Now some words about another wrong solution: The redistribution of wealth. Well, it is not that wrong. Sure we need a different distribution of wealth: there are 10 million people dying this year because they can not afford food and medicine, etc.. But there are 2 problem when we focus too much on the “redistribution of wealth” issue: first: When we redistribute wealth but do not change the system we would not solve much of our problems at all. We would still have inherent growth and the crisis that come with it and the destruction of our environment. And there is another problem with the the focus on “redistribution of wealth”: it suggest that these is a zero-sum game: that we need to take form the rich in order to give to the poor. And this creates some resistance among the rich: they think we want to take what they think belongs to them. But changing the system is not a zero-sum game: We all have something to gain: When we do not destroy our environment it is better for all of us, even for the rich. When we stop doing unnecessary work that has no real benefit for mankind (war, advertizement, etc..) and focus only on the work that is productive we could all gain enormous amounts of free time to spend with friends and family or some leisure. Well ok: the rich already have that time since they can earn money without working but then we all could gain that privilege to some degree. So there would be much to gain for everyone even without much redistribution.

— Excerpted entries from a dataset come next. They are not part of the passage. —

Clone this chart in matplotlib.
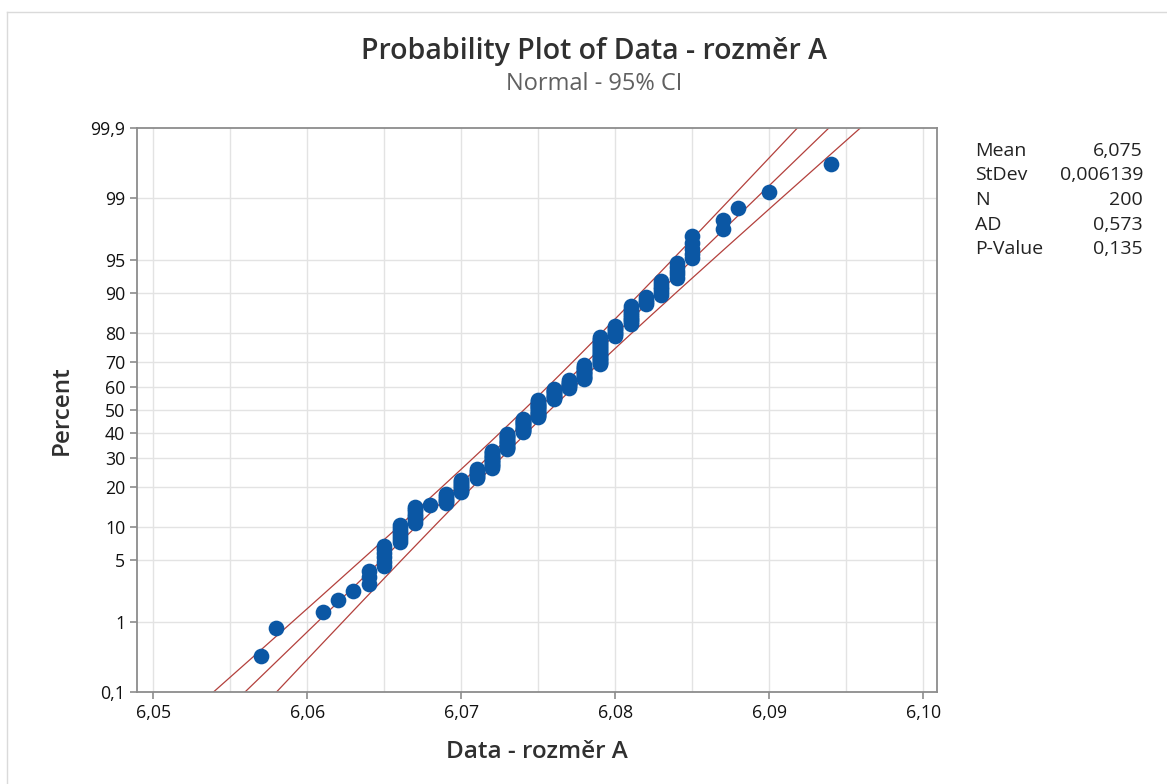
import math
import numpy as np
import matplotlib
matplotlib.use("Agg")
import matplotlib.pyplot as plt
from matplotlib.ticker import FixedLocator, FuncFormatter
from statistics import NormalDist

# ---- data (distinct values and counts) ----
values = [6.057, 6.058, 6.061, 6.062, 6.063, 6.064, 6.065, 6.066, 6.067, 6.068,
          6.069, 6.070, 6.071, 6.072, 6.073, 6.074, 6.075, 6.076, 6.077, 6.078,
          6.079, 6.080, 6.081, 6.082, 6.083, 6.084, 6.085, 6.087, 6.088, 6.090,
          6.094]
counts = [1, 1, 1, 1, 1, 3, 6, 7, 8, 1,
          6, 9, 7, 14, 14, 13, 16, 10, 7, 12,
          20, 7, 10, 4, 6, 5, 5, 2, 1, 1,
          1]

y_ticks = [0.1, 1, 5, 10, 20, 30, 40, 50, 60, 70, 80, 90, 95, 99, 99.9]
x_ticks = [6.05, 6.06, 6.07, 6.08, 6.09, 6.10]
stat_labels = ["Mean", "StDev", "N", "AD", "P-Value"]
stat_values = ["6,075", "0,006139", "200", "0,573", "0,135"]

title = "Probability Plot of Data - rozměr A"
subtitle = "Normal - 95% CI"
xlabel = "Data - rozměr A"
ylabel = "Percent"

# ---- derived ----
data = np.repeat(np.array(values), counts)
n = len(data)
ranks = np.arange(1, n + 1)
pct = (ranks - 0.3) / (n + 0.4) * 100.0  # Benard median ranks
mu = data.mean()
sd = data.std(ddof=1)

nd = NormalDist()

def _ppf1(p):
    if p != p:
        return float('nan')
    return nd.inv_cdf(min(max(p, 1e-12), 1 - 1e-12))

def _cdf1(z):
    if z != z:
        return float('nan')
    return nd.cdf(z)

_ppf = np.vectorize(_ppf1, otypes=[float])
_cdf = np.vectorize(_cdf1, otypes=[float])

def fwd(p):
    p = np.asarray(p, dtype=float)
    return _ppf(p / 100.0)

def inv(z):
    z = np.asarray(z, dtype=float)
    return _cdf(z) * 100.0

plt.rcParams['font.family'] = ['Open Sans', 'DejaVu Sans']

fig = plt.figure(figsize=(11.67, 7.84), dpi=100)
ax = fig.add_axes([137/1167, 1 - 692/784, (937 - 137)/1167, (692 - 128)/784])
ax.set_yscale('function', functions=(fwd, inv))
ax.set_ylim(0.1, 99.9)
ax.set_xlim(6.04895, 6.1009)

# fitted line and 95% CI
zg = np.linspace(-3.6, 3.6, 400)
pg = inv(zg)
xc = mu + zg * sd
hw = 1.96 * sd * np.sqrt(1.0 / n + zg**2 / (2.0 * n))
line_col = '#B3403C'
ax.plot(xc, pg, color=line_col, lw=0.9, zorder=2)
ax.plot(xc - hw, pg, color=line_col, lw=0.9, zorder=2)
ax.plot(xc + hw, pg, color=line_col, lw=0.9, zorder=2)

ax.plot(data, pct, 'o', color='#0B57A4', markersize=11.3, markeredgewidth=0, zorder=3)

# grid
grid_col = '#E3E3E3'
for gx in np.arange(6.05, 6.1001, 0.005):
    ax.axvline(gx, color=grid_col, lw=1.0, zorder=0)
for gy in y_ticks[1:-1]:
    ax.axhline(gy, color=grid_col, lw=1.0, zorder=0)

ax.yaxis.set_major_locator(FixedLocator(y_ticks))
ax.yaxis.set_minor_locator(FixedLocator([]))
ax.yaxis.set_major_formatter(FuncFormatter(lambda v, p: ('%g' % v).replace('.', ',')))
ax.xaxis.set_major_locator(FixedLocator(x_ticks))
ax.xaxis.set_major_formatter(FuncFormatter(lambda v, p: ('%.2f' % v).replace('.', ',')))

for s in ax.spines.values():
    s.set_color('#8C8C8C')
    s.set_linewidth(1.3)
ax.tick_params(axis='both', colors='#8C8C8C', labelcolor='#111111', labelsize=12.8,
               length=5, width=1.2, direction='out')
for lbl in ax.get_xticklabels() + ax.get_yticklabels():
    lbl.set_fontweight('medium')

ax.set_xlabel(xlabel, fontsize=17.5, color='#303030', fontweight='semibold', labelpad=13)
ax.set_ylabel(ylabel, fontsize=17.5, color='#303030', fontweight='semibold', labelpad=12)

fig.text(594/1167, 1 - 52/784, title, ha='center', va='center', fontsize=20.5,
         color='#303030', fontweight='semibold')
fig.text(594/1167, 1 - 84/784, subtitle, ha='center', va='center', fontsize=17,
         color='#606060')

for i, (lab, val) in enumerate(zip(stat_labels, stat_values)):
    yy = 1 - (151 + i * 24.5) / 784
    fig.text(975/1167, yy, lab, ha='left', va='center', fontsize=14, color='#222222')
    fig.text(1143/1167, yy, val, ha='right', va='center', fontsize=14, color='#222222')

# faint outer frame of the screenshot
fig.add_artist(plt.Line2D([7/1167, 1], [1 - 12/784, 1 - 12/784], transform=fig.transFigure,
                          color='#DADADA', lw=1))
fig.add_artist(plt.Line2D([7/1167, 7/1167], [0, 1 - 12/784], transform=fig.transFigure,
                          color='#DADADA', lw=1))

fig.savefig('out.png', dpi=100, facecolor='white')
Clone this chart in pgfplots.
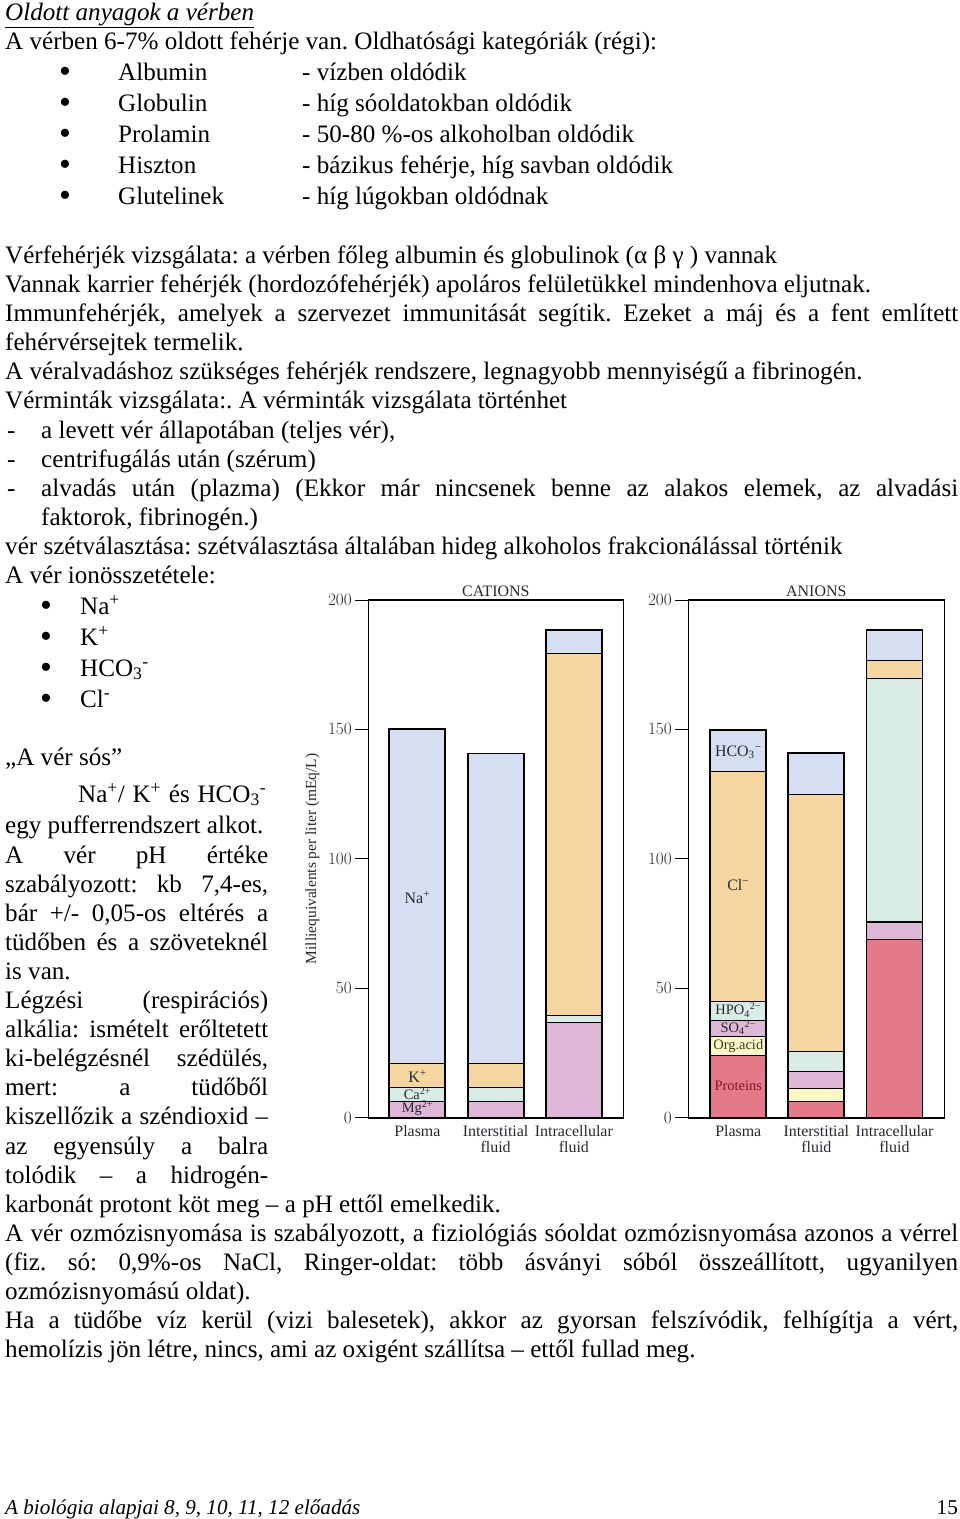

The luxury life of the rich creates some carbon footprint but otherwise has the advantage that all the money that they spend on consumption does not get re-invested and thus at least does not contribute to the destructive growth.
The problem with the wealth of the rich is where they invest it into the economy: This causes the need for growth and allows them to command others without having any democratic legitimation to do so.
Okay, back to our solution: Instead of painting some far fetched utopia lets think about some steps that would bring is to the right direction:
So in theory the solution would be simple. Nothing that the leaders of the G20 could not decide to do if they wanted to. Starting with some reduction of the working week and some form of basic income and some changes in IP law.
But what we are seeing is that we are going in the complete opposite direction: Instead of reducing the working hour those people install austerity-programs. Instead of reducing IP law we have ACTA and now SOPA, etc..
So either these politicians are idiots or they are corrupt, or both. Well our whole political system is deeply corrupted. Up to the point where most of the corruption has been made legal by these people.
So while the solution could be so simple it seems it is not. So the first thing to do should be do (re-)install some form of democracy.